Despite I am Roma, I learnt late about the Genocide of the World War 2. There was a rupture between myself and my ethnicity, I was shocked and appauled, I was ignorant of an event that could exterminate my own family.

Collective memory is beginning to fade. Testimony is important. By conjuring empathy, specificity, humanity, reigniting memory, breaking the culture of silence, we can make sure history is not repeating itself.

Healing recquires recognition, so we can recon reconciliation. Everything I do will afect you, everything you do will affect me. We have to ask ourselves: what do you carry forward?

Roma carry pain, but they cannot be the only ones carrying memory alive. 
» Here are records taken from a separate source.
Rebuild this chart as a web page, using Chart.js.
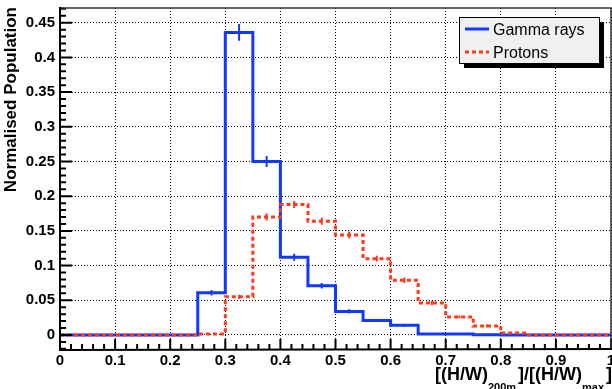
<!DOCTYPE html>
<html>
<head>
<meta charset="utf-8">
<script src="https://cdn.jsdelivr.net/npm/chart.js@4"></script>
<style>
  html, body { margin: 0; padding: 0; background: #fff; }
  canvas { display: block; }
</style>
</head>
<body>
<canvas id="chart1" width="612" height="389"></canvas>
<script>
// -- THE DATA --

// bin edges (21 edges -> 20 bins of width 0.05)
const bin_edges = [
  0,0.05,0.1,0.15,0.2,0.25,0.3,0.35,0.4,0.45,0.5,
  0.55,0.6,0.65,0.7,0.75,0.8,0.85,0.9,0.95,1
];

const gamma_values = [
  0,0,0,0,0,0.061,0.436,0.25,0.112,0.071,
  0.034,0.021,0.014,0.0015,0.0015,0.0005,0,0,0,0
];
const gamma_errors = [
  0,0,0,0,0,0.004,0.012,0.008,0.005,0.004,
  0.003,0.002,0.002,0,0,0,0,0,0,0
];

const proton_values = [
  0,0,0,0,0,0.0015,0.055,0.17,0.188,0.164,
  0.144,0.11,0.079,0.046,0.026,0.013,0.003,0,0,0
];
const proton_errors = [
  0,0,0,0,0,0,0.003,0.005,0.005,0.005,
  0.005,0.004,0.004,0.003,0.002,0.002,0,0,0,0
];

const series_labels = ["Gamma rays", "Protons"];

const x_ticks = [0,0.1,0.2,0.3,0.4,0.5,0.6,0.7,0.8,0.9,1];
const x_tick_labels = ["0","0.1","0.2","0.3","0.4","0.5","0.6","0.7","0.8","0.9","1"];
const y_ticks = [0,0.05,0.1,0.15,0.2,0.25,0.3,0.35,0.4,0.45];
const y_tick_labels = ["0","0.05","0.1","0.15","0.2","0.25","0.3","0.35","0.4","0.45"];

const y_title = "Normalised Population";
// x title pieces, subscript flag
const x_title = [
  ["[(H/W)", false], ["200m", true], ["]/[(H/W)", false], ["max", true], ["]", false]
];

// -- HELPERS --

const FONT = "'Liberation Sans', Arial, Helvetica, sans-serif";
const BLUE = '#1238ff';
const RED = '#ff3a1c';

function stepPoints(vals) {
  const pts = vals.map((v, i) => ({x: bin_edges[i], y: v}));
  pts.push({x: bin_edges[vals.length], y: vals[vals.length - 1]});
  return pts;
}

function errorPoints(vals, errs) {
  const pts = [];
  vals.forEach((v, i) => {
    if (!errs[i]) return;
    const c = (bin_edges[i] + bin_edges[i + 1]) / 2;
    pts.push({x: c, y: v - errs[i]}, {x: c, y: v + errs[i]}, {x: c, y: null});
  });
  return pts;
}

// -- PLUGINS --

const frame_plugin = {
  id: 'frame',
  afterDatasetsDraw(chart) {
    const {ctx, chartArea: a, scales: {x, y}} = chart;
    ctx.save();
    ctx.strokeStyle = '#000';
    // minor / major ticks pointing inward
    ctx.lineWidth = 2;
    ctx.beginPath();
    for (let k = -2; k <= 47; k++) {
      const py = y.getPixelForValue(k / 100);
      if (py < a.top || py > a.bottom) continue;
      const len = k % 5 === 0 ? 12 : 6;
      ctx.moveTo(a.left, py);
      ctx.lineTo(a.left + len, py);
    }
    for (let k = 0; k <= 50; k++) {
      const px = x.getPixelForValue(k / 50);
      const len = k % 5 === 0 ? 10 : 5;
      ctx.moveTo(px, a.bottom);
      ctx.lineTo(px, a.bottom - len);
    }
    ctx.stroke();
    // top and right frame
    ctx.strokeStyle = '#333';
    ctx.lineWidth = 1.5;
    ctx.beginPath();
    ctx.moveTo(a.left, a.top);
    ctx.lineTo(a.right, a.top);
    ctx.lineTo(a.right, a.bottom);
    ctx.stroke();
    // axes
    ctx.strokeStyle = '#000';
    ctx.lineWidth = 2;
    ctx.beginPath();
    ctx.moveTo(a.left, a.top - 1);
    ctx.lineTo(a.left, a.bottom + 1);
    ctx.lineTo(a.right + 1, a.bottom);
    ctx.stroke();
    ctx.restore();
  },
  afterDraw(chart) {
    const ctx = chart.ctx;
    ctx.save();
    ctx.fillStyle = '#000';

    // y title, right aligned to top of axis
    ctx.save();
    ctx.translate(16, 7);
    ctx.rotate(-Math.PI / 2);
    ctx.font = "bold 17px " + FONT;
    ctx.textAlign = 'right';
    ctx.textBaseline = 'alphabetic';
    ctx.fillText(y_title, 0, 0);
    ctx.restore();

    // x title with subscripts
    let tx = 435;
    ctx.textAlign = 'left';
    x_title.forEach(([t, sub]) => {
      ctx.font = sub ? "bold 11px " + FONT : "bold 18px " + FONT;
      ctx.fillText(t, tx, sub ? 391 : 380);
      tx += ctx.measureText(t).width + (sub ? 2 : 0);
    });

    // legend box
    const lx = 459, ly = 17, lw = 140, lh = 46;
    ctx.fillStyle = '#000';
    ctx.fillRect(lx + 5, ly + 5, lw, lh);
    ctx.fillStyle = '#f0f0f0';
    ctx.fillRect(lx, ly, lw, lh);
    ctx.strokeStyle = '#000';
    ctx.lineWidth = 1;
    ctx.strokeRect(lx + 0.5, ly + 0.5, lw, lh);
    const ds = chart.data.datasets;
    [0, 1].forEach((i) => {
      const yy = ly + 12 + i * 23;
      ctx.save();
      ctx.strokeStyle = ds[i].borderColor;
      ctx.lineWidth = 3;
      ctx.setLineDash(ds[i].borderDash || []);
      ctx.beginPath();
      ctx.moveTo(lx + 6, yy);
      ctx.lineTo(lx + 30, yy);
      ctx.stroke();
      ctx.restore();
      ctx.fillStyle = '#000';
      ctx.font = "16px " + FONT;
      ctx.fillText(ds[i].label, lx + 34, yy + 5.5);
    });
    ctx.restore();
  }
};

// -- THE CHART --

const tick_font = {family: FONT, size: 15, weight: 'bold'};

const chart1_obj = {
  type: 'line',
  data: {
    datasets: [
      {
        label: series_labels[0],
        data: stepPoints(gamma_values),
        borderColor: BLUE,
        borderWidth: 3,
        stepped: true,
        pointRadius: 0,
        fill: false,
        order: 4
      },
      {
        label: series_labels[1],
        data: stepPoints(proton_values),
        borderColor: RED,
        borderWidth: 3,
        borderDash: [4, 3],
        stepped: true,
        pointRadius: 0,
        fill: false,
        order: 3
      },
      {
        label: 'gamma err',
        data: errorPoints(gamma_values, gamma_errors),
        borderColor: BLUE,
        borderWidth: 2,
        pointRadius: 0,
        spanGaps: false,
        order: 2
      },
      {
        label: 'proton err',
        data: errorPoints(proton_values, proton_errors),
        borderColor: RED,
        borderWidth: 2,
        pointRadius: 0,
        spanGaps: false,
        order: 1
      }
    ]
  },
  options: {
    responsive: false,
    animation: false,
    events: [],
    devicePixelRatio: 1,
    layout: {padding: {left: 0, right: 1, top: 8, bottom: 0}},
    plugins: {legend: {display: false}, tooltip: {enabled: false}},
    scales: {
      x: {
        type: 'linear',
        min: 0,
        max: 1,
        afterBuildTicks: (s) => { s.ticks = x_ticks.map(v => ({value: v})); },
        afterFit: (s) => { s.height = 40; s.paddingLeft = 0; s.paddingRight = 0; },
        ticks: {
          callback: (v, i) => x_tick_labels[i],
          font: tick_font,
          color: '#000',
          padding: 3,
          maxRotation: 0,
          autoSkip: false
        },
        grid: {color: '#000', lineWidth: 1, drawTicks: false},
        border: {display: false, dash: [1, 2]}
      },
      y: {
        type: 'linear',
        min: -0.0202,
        max: 0.4712,
        afterBuildTicks: (s) => { s.ticks = y_ticks.map(v => ({value: v})); },
        afterFit: (s) => { s.width = 60; s.paddingTop = 0; s.paddingBottom = 0; },
        ticks: {
          callback: (v, i) => y_tick_labels[i],
          font: tick_font,
          color: '#000',
          padding: 5,
          autoSkip: false
        },
        grid: {color: '#000', lineWidth: 1, drawTicks: false},
        border: {display: false, dash: [1, 2]}
      }
    }
  },
  plugins: [frame_plugin]
};

new Chart("chart1", chart1_obj);
</script>
</body>
</html>
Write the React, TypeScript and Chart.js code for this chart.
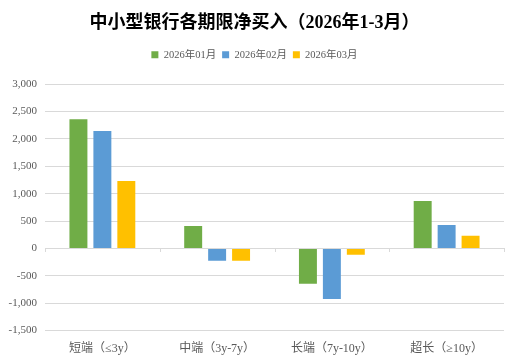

Through music, indvidiual memory becomes collective, and that is essential to healing. In order for the wounds to heal, they should be attended, not ignored, brushed. The preservation of memory is important. It is impossible to heal from trauma without someone to care.

The stories we tell about Roma desperately need to change. The narrative has the power to constitute who we are.

Before healing comes hurt. An injury needs attention. It hurts me thinking of someone seeing my dad’s dark skin and judging him. We carry the burden of those we love, who are hurt. It is called empathy, and it is the only hope, the only way, as a society, to gradually heal.”


JENNIFER BRANDEL

From working for the Bahá’í faith and translating their religion into common language for other people to understand, to becoming a journalist and then a social entrepreneur advocating for public-power journalism, Jennifer Brandel follows a few lessons that might help everyone live and work better:

  • You can focus on healing broken systems or on creating new systems that heal;
  • Take a humble posture of learning that forces you to be a student (when you take a position of authority, you close yourself off to the world);
  • You have to be curious in a relationship. The deeper you listen, the more specifically you understand. Do listening that heals – with no agenda, no judgment.
  • Hold space for the other and be fully present. Mirror people, help reflect their narrative.

She also shared a few rules for action: 

  • If you don’t like what’s happening in a field, change the game by working outside the system. Don’t try to change the mind of an organization that you’re in.
  • Change the story: get people to join your cause and grow it together. 
  • Change the equation – activate networks to exercise that new power.